WHAT NEEDS TO BE DONE: Identify, in the records below, every line where the string "this" appears, and copy each such line.

----- GIVEN RECORDS

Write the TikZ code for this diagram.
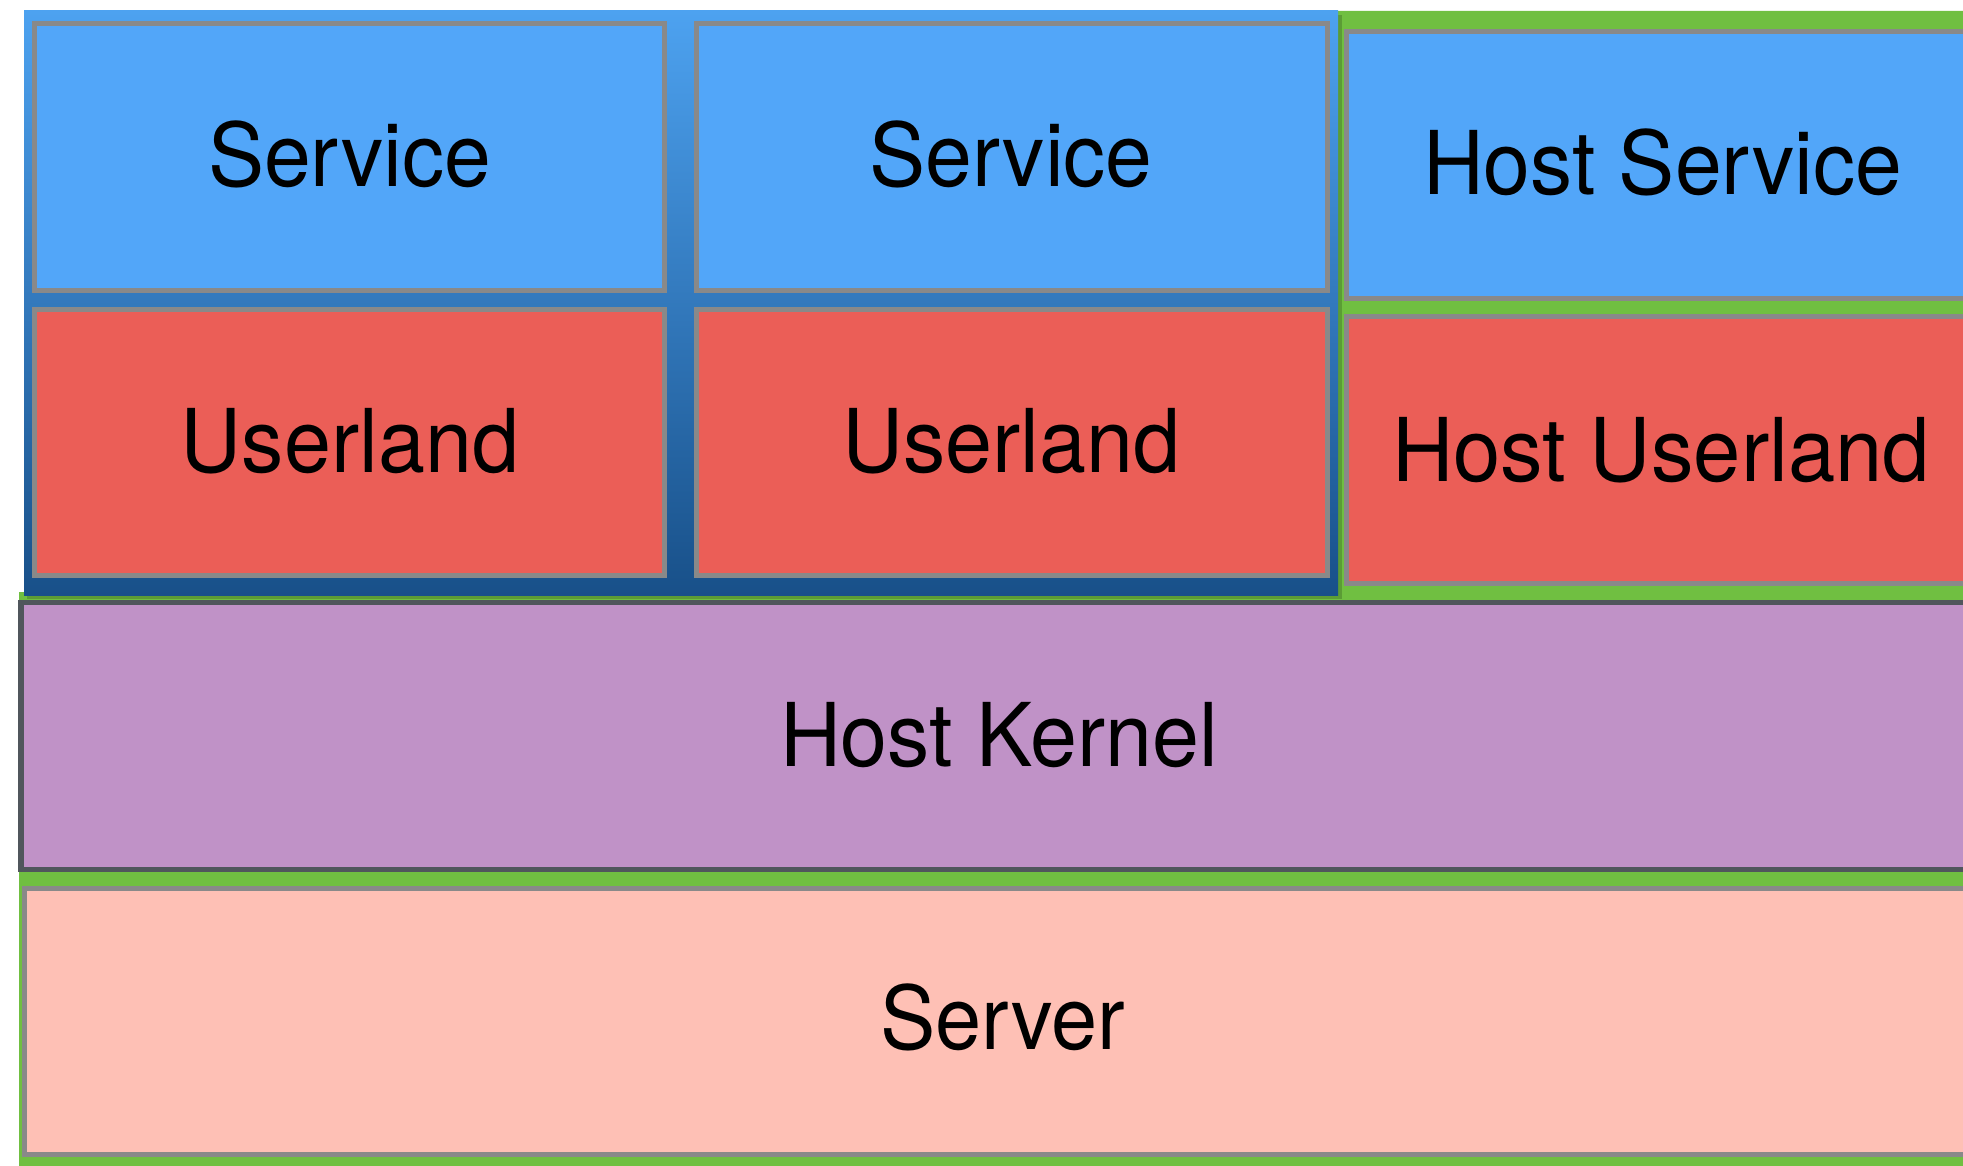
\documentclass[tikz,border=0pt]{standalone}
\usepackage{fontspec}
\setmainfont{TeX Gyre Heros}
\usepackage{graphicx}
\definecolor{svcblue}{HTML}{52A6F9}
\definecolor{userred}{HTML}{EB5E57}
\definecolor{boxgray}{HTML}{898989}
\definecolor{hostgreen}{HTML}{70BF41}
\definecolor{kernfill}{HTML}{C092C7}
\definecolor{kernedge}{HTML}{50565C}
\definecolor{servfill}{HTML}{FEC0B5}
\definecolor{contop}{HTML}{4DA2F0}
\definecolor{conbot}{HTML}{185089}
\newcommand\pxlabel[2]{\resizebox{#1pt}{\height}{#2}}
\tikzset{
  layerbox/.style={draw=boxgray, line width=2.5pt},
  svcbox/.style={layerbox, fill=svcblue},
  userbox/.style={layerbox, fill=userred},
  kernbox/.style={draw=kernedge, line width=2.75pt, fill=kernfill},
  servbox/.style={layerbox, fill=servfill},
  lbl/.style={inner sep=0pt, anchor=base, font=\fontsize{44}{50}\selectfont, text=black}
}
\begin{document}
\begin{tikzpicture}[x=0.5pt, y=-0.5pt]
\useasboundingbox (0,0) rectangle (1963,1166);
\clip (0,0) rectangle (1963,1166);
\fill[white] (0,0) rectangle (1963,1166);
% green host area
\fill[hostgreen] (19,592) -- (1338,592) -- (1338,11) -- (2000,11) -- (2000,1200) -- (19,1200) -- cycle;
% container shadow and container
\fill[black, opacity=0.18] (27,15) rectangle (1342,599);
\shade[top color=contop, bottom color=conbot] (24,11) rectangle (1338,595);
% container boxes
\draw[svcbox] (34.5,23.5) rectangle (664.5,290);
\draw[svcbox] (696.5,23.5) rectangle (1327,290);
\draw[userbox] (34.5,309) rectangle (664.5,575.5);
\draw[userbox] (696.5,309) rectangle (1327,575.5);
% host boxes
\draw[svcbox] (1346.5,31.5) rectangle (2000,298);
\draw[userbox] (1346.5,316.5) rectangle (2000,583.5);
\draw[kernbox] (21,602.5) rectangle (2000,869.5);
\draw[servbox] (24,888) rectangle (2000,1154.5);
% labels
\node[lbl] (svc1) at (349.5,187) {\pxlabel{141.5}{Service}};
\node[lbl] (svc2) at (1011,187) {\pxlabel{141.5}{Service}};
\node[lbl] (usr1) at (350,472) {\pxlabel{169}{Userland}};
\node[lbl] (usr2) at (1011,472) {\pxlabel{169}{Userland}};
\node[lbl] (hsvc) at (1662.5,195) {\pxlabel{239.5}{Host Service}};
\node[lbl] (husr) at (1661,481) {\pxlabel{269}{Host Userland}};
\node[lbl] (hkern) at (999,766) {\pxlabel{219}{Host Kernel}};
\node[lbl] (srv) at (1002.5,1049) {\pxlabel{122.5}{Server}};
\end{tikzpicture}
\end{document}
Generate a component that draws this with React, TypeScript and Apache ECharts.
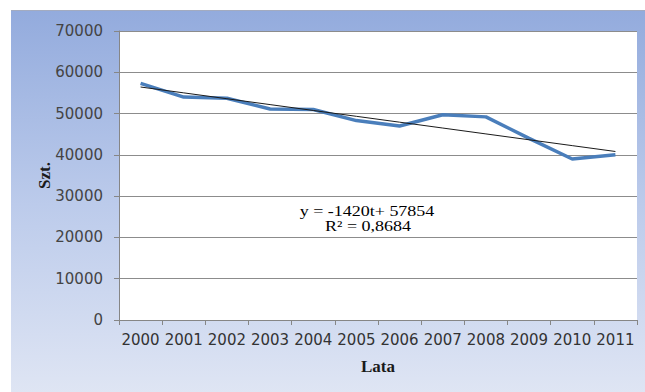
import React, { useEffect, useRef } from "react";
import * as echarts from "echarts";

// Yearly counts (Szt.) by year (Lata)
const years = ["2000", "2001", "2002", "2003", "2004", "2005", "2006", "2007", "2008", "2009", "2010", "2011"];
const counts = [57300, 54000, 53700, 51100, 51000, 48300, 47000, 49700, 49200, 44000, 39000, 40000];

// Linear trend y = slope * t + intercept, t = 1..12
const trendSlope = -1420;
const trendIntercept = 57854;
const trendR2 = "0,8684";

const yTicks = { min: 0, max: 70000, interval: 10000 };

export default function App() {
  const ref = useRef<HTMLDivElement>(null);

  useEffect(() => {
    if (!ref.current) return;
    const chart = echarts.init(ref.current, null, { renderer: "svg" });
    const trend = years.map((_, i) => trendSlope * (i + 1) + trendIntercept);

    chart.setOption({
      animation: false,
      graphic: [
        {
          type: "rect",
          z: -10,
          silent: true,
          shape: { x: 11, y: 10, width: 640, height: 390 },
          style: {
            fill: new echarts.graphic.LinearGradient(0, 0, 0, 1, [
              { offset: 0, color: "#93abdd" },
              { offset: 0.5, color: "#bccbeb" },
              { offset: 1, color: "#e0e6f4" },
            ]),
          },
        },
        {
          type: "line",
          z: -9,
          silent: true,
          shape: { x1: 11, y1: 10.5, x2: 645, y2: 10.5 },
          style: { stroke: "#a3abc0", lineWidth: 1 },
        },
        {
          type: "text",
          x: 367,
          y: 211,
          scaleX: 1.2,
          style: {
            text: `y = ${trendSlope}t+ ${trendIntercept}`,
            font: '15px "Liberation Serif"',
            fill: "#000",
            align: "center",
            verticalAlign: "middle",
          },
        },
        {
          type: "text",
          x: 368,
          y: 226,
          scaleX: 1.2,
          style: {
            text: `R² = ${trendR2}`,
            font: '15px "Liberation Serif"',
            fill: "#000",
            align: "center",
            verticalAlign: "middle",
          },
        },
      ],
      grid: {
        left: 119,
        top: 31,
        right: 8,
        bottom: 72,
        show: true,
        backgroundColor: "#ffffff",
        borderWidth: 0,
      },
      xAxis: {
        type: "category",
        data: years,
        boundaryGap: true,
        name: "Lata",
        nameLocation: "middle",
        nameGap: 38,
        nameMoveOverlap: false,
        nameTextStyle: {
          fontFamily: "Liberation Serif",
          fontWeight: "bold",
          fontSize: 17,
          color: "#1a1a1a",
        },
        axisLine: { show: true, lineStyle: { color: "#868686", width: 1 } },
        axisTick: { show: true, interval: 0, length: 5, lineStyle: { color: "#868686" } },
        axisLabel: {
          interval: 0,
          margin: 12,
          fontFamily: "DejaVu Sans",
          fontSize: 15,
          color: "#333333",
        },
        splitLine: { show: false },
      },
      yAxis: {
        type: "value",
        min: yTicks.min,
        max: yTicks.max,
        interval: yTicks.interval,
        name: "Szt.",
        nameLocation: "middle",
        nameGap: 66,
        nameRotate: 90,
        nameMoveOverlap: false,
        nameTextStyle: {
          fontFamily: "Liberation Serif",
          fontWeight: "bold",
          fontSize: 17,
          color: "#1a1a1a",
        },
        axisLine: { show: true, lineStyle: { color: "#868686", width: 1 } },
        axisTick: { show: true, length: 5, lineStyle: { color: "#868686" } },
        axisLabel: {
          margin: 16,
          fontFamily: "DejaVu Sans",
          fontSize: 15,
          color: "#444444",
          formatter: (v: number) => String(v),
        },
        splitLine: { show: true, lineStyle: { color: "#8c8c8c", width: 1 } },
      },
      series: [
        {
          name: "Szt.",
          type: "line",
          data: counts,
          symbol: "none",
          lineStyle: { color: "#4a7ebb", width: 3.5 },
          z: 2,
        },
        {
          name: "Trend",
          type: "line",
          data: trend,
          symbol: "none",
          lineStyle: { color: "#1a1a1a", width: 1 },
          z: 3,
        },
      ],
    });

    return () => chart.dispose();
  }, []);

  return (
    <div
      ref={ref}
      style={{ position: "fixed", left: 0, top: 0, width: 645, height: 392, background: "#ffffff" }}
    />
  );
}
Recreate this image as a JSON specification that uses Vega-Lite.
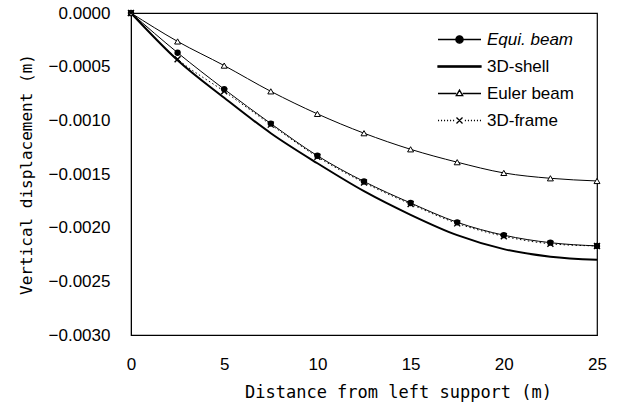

----------

REPLY:
Write the TikZ code for this diagram.
Generate a component that draws this with React, TypeScript and Apache ECharts.
Recreate this image as a JSON specification that uses Vega-Lite.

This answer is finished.